CHICAGO — While Americans might be eating many of the same foods they ate three decades ago, the “how” and “who” of preparing this food has changed, according to market researcher The NPD Group.
“The fast and hectic pace of the lives we lead has had the single greatest impact on this country’s eating behaviors,” said Mark East, president of The NPD Group’s North American food and beverage unit. “It’s clear by the changes we’ve observed over the past 30 years that the Google generation wants things now.”
Thirty years ago, 72% of main dishes at dinner were homemade, and today this number is down to 59%. Many consumers now are preferring ready-to-eat and frozen foods or assembling a meal instead of preparing it. The sandwich is still one of the top foods consumed as it was 30 years ago, but today that sandwich is more likely to be ready-to-eat, frozen or prepared by a restaurant or food service outlet as opposed to being prepared by someone in the household as it was back then.

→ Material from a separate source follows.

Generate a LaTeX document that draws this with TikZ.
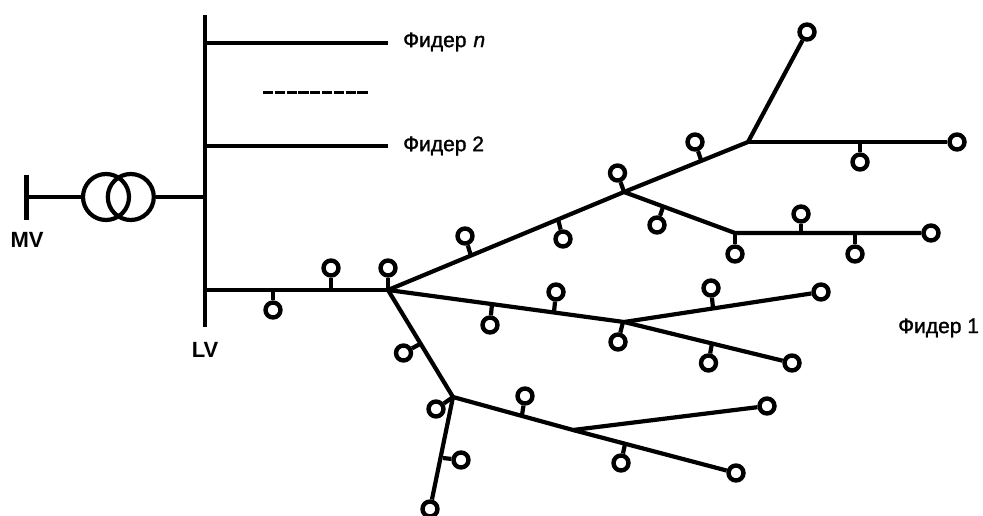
\documentclass[tikz,border=0pt]{standalone}
\usepackage{fontspec}
\setmainfont{Liberation Sans}
\newfontfamily\heavy[FakeBold=1.4]{Liberation Sans}
\newfontfamily\heavyit[FakeBold=1.4,FakeSlant=0.2]{Liberation Sans}
\tikzset{
  wire/.style={line width=4.2pt,line cap=butt,line join=miter},
  load/.style={circle,draw,line width=4.4pt,fill=white,inner sep=0pt,minimum size=15pt},
  winding/.style={circle,draw,line width=4.2pt,inner sep=0pt,minimum size=46pt},
  label/.style={font=\fontsize{21}{24}\selectfont\heavy,inner sep=0pt,anchor=west},
  vlabel/.style={font=\fontsize{22}{24}\selectfont\bfseries,inner sep=0pt},
  feeddash/.style={line width=3pt,dash pattern=on 10.2pt off 1.6pt},
}
\newcommand{\tapped}[4]{% name, load position, tap position
  \coordinate (t#1) at (#3);
  \node[load] (l#1) at (#2) {};
  \draw[wire] (t#1) -- (l#1);
}
\begin{document}
\begin{tikzpicture}[x=1pt,y=-1pt]
\useasboundingbox (0,0) rectangle (983,516);
% coordinates
\coordinate (mvt) at (26.5,175); \coordinate (mvb) at (26.5,220);
\coordinate (mvc) at (26.5,197);
\coordinate (bust) at (205,15); \coordinate (busb) at (205,327);
\coordinate (busn) at (205,43); \coordinate (bus2) at (205,146);
\coordinate (bust1) at (205,197); \coordinate (bus1) at (205,290);
\coordinate (endn) at (388,43); \coordinate (end2) at (388,146);
\coordinate (dasha) at (263,92.5); \coordinate (dashb) at (368,92.5);
\coordinate (J0) at (388,290);
\coordinate (J1) at (624,192);
\coordinate (J2) at (748,142);
\coordinate (J3) at (735,233);
\coordinate (J4) at (624,322);
\coordinate (J5) at (453,397);
\coordinate (J6) at (573,430);
% bars
\draw[wire] (mvt) -- (mvb);
\draw[wire] (bust) -- (busb);
\node[winding] (T1) at (106,197) {};
\node[winding] (T2) at (130.8,197) {};
\draw[wire] (mvc) -- (T1);
\draw[wire] (T2) -- (bust1);
\draw[wire] (busn) -- (endn);
\draw[wire] (bus2) -- (end2);
\draw[feeddash] (dasha) -- (dashb);
\draw[wire] (bus1) -- (J0);
% line-end loads
\node[load] (e1) at (807,32) {};
\node[load] (e2) at (957,142) {};
\node[load] (e3) at (931,233) {};
\node[load] (e4) at (821,292) {};
\node[load] (e5) at (792,363) {};
\node[load] (e6) at (767,406) {};
\node[load] (e7) at (736,473) {};
\node[load] (e8) at (430,509) {};
% branches
\draw[wire] (J0) -- (J1) -- (J2) -- (e1);
\draw[wire] (J2) -- (e2);
\draw[wire] (J1) -- (J3) -- (e3);
\draw[wire] (J0) -- (J4) -- (e4);
\draw[wire] (J4) -- (e5);
\draw[wire] (J0) -- (J5) -- (J6) -- (e7);
\draw[wire] (J6) -- (e6);
\draw[wire] (J5) -- (e8);
% tapped loads
\tapped{a}{273,310}{273,290}{}
\tapped{b}{331,268}{331,290}{}
\tapped{c}{388,268}{388,290}{}
\tapped{d}{465,236}{471,256}{}
\tapped{f}{563,239}{558,219}{}
\tapped{g}{617.5,173}{624,192}{}
\tapped{h}{695,142}{701,160}{}
\tapped{i}{860,162}{860,142}{}
\tapped{j}{657,225}{663,207}{}
\tapped{k}{735,254}{735,233}{}
\tapped{m}{801,214}{801,233}{}
\tapped{n}{855,254}{855,233}{}
\tapped{o}{490,325}{492,304}{}
\tapped{p}{556,292}{554,312}{}
\tapped{q}{618,342}{623,322}{}
\tapped{r}{711,288}{713,308}{}
\tapped{s}{708.5,363}{712,343}{}
\tapped{u}{403.5,353}{420,344}{}
\tapped{v}{436,409}{453,397}{}
\tapped{w}{461,460}{443,458}{}
\tapped{x}{525,396}{522,415}{}
\tapped{y}{621,463}{625,444}{}
% labels
\node[label] (ln) at (403,42) {Фидер {\heavyit n}};
\node[label] (l2) at (403,146) {Фидер 2};
\node[label] (l1) at (898,328) {Фидер 1};
\node[vlabel] (mv) at (27,240) {MV};
\node[vlabel] (lv) at (205,350) {LV};
\end{tikzpicture}
\end{document}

The NPD Group’s National Eating Trends also found that the average number of food items used per meal decreased from 4.44 in the 1980s to 3.5 in 2010. Year-round grilling, microwave ovens and slow cookers have helped make cooking more convenient with the per cent of meals cooked by the microwave doubling since the 1980s and the number of households using a slow cooker at least once in a two-week period jumping 67% from the 1980s to 2010. In addition, more than one-third of households use the grill to make at least one meal in a two-week period. The use of slow cookers is expected to increase by 16% during the next decade, and grilling is expected to grow by 11%.
“Americans have an ever increasing need for convenience when it comes to eating,” Mr. East said. “We fully expect this trend to continue as ready-to-eat meals prepared outside the home and eating in-home, fresh, and frozen foods are all forecasted to grow notably in the next decade.”